The MDC Partners unit’s report, which surveyed marketers and influencers across five different sectors, found that marketers often find themselves unable to successfully identify and choose which influencers to work with. Meanwhile, influencers reported being unable to adequately show the impact their efforts have on campaigns, while finding themselves under increased pressure to do so.

Allison+Partners Study of Marketers & Influencers

Moreover, the study found that only some marketers conduct testing with influencers to see what kinds of content and strategy work best to carry their message. And a majority of influencers reported that marketers generally request only reach, unique page views or monthly blog view data, even though many see the true value of their work in authentic post comments and interactions.

Finally, most influencers reported having a purely transactional relationship with marketers virtually devoid of collaboration, with influencers simply carrying out the directed task of the campaign regardless of outcome and expressing discomfort in voicing their opinions insofar as how that campaign or its content might be improved.

The study also identified increased marketing budget scrutiny, arbitrary pricing standards, potential commoditization among a growing influencer pool that could devalue price and perceived value, privacy issues and tightened government regulations and reliance on third-party social platforms with varying algorithms and rules as additional challenges facing influencer marketing programs.

The report outlined three fundamental areas both marketers and influencers should address in bridging the divide between these two groups. These include a “maturity” effort in the influencer marketing world that employs a set of industry standards that better identifies campaign influencers and their authenticity, and optimizes overall influencer engagement; improved collaboration, testing and planning that provides solutions and best practices for influencer strategies and partnerships; and formulating an improved measurement structure, where the gathering and storing of data on both sides provides better metrics to report on benchmarks and value.

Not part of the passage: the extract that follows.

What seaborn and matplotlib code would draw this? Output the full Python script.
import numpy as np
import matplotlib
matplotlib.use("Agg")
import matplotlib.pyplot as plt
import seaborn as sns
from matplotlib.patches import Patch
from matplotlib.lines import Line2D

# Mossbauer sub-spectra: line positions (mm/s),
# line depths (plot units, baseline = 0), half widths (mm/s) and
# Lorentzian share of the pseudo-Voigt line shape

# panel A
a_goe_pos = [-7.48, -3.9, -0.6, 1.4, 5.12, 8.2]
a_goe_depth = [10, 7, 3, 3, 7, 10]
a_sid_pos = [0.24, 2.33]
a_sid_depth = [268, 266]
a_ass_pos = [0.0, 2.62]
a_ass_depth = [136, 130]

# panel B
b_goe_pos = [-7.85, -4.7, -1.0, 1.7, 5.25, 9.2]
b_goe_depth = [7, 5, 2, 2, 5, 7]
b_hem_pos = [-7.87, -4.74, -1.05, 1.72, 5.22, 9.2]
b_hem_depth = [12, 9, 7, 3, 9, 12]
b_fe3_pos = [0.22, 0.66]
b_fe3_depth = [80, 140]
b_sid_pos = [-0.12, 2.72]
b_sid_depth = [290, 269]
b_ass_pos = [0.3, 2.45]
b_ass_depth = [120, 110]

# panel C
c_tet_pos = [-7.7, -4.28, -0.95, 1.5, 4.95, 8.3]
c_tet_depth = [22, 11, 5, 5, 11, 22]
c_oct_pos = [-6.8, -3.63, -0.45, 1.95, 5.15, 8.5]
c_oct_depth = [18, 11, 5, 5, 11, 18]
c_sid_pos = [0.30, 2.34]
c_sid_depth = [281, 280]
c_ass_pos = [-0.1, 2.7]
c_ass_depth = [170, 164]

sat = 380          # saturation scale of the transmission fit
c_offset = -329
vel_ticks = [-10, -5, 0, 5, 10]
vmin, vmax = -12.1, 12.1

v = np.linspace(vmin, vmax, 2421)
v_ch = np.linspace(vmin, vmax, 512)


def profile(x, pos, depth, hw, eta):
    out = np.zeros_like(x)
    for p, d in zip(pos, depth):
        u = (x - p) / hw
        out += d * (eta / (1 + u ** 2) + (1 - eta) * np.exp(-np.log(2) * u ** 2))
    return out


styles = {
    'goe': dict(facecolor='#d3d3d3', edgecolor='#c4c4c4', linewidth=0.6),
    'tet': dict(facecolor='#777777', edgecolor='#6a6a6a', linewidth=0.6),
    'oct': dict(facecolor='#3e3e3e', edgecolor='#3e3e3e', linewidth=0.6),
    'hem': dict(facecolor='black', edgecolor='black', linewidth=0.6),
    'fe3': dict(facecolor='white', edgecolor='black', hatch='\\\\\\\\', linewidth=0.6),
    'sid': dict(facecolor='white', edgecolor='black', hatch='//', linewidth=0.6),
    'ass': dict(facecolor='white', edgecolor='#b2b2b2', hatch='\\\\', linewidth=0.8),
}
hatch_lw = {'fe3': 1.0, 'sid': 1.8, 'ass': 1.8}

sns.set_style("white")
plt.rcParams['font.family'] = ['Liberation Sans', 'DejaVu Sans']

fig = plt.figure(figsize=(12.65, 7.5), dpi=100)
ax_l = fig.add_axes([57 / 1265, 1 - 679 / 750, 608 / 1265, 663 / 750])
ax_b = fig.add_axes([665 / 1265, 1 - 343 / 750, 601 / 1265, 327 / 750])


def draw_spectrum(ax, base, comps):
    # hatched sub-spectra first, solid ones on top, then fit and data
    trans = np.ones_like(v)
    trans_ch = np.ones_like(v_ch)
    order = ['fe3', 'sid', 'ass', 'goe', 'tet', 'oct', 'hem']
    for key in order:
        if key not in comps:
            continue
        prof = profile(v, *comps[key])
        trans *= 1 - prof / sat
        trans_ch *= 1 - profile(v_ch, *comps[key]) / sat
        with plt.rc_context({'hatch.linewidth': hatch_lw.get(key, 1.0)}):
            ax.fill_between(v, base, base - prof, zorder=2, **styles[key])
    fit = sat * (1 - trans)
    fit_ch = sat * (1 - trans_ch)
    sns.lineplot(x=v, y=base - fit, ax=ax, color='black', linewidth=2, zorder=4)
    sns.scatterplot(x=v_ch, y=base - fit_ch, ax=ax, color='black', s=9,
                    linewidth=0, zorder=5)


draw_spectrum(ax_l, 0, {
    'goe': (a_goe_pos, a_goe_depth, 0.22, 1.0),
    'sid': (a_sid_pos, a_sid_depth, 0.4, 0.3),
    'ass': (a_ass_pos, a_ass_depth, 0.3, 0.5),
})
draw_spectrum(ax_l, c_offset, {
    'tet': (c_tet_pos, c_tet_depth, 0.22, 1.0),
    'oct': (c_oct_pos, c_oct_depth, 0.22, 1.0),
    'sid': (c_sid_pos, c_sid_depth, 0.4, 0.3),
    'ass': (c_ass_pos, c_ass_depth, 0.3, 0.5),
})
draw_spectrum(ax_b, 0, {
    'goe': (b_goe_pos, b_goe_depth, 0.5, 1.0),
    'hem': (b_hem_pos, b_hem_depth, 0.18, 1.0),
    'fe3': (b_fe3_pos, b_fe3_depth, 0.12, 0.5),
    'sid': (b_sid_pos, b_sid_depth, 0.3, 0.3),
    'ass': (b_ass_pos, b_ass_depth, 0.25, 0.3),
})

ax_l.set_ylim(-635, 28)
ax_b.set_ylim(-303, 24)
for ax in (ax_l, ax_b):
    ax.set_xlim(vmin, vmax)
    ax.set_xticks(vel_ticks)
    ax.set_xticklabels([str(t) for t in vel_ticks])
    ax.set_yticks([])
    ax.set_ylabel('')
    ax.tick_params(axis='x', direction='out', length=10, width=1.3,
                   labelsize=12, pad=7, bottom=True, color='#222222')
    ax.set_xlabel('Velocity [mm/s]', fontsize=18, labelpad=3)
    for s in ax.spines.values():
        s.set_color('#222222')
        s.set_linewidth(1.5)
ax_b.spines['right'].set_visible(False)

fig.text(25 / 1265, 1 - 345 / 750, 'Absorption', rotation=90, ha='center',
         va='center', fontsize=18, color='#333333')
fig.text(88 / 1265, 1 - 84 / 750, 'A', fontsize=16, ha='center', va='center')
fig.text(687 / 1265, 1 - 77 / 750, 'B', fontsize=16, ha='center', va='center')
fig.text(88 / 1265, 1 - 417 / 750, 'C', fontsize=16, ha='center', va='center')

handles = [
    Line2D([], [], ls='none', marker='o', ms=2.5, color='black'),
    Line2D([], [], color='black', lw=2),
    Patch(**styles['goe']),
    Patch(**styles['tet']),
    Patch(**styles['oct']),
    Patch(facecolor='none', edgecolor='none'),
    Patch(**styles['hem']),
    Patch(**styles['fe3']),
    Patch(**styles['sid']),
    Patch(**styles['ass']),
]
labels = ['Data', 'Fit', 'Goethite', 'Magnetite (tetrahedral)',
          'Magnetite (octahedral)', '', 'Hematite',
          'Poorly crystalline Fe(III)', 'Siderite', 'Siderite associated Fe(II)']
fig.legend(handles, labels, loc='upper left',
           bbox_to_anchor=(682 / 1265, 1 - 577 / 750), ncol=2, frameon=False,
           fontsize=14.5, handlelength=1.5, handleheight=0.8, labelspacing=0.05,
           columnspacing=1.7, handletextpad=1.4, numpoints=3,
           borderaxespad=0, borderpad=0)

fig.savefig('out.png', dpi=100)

Allison+Partners’ fifth annual Influence Impact Report, titled “Unleashing Influencer Marketing and Realizing Its Full Potential,” interviewed more than 30 influencers that have engaged in a paid influencer program with a brand in the travel, consumer electronics, lifestyle, food or fashion/beauty sectors. It also interviewed 20 U.S. internal marketers with a manager title or above stationed at companies in one of these sectors, with company revenue of at least $50 million. The influencer panel was sourced by Allison+Partners and the marketer panel was provided by research company Qualtrics. Interviews were conducted in October.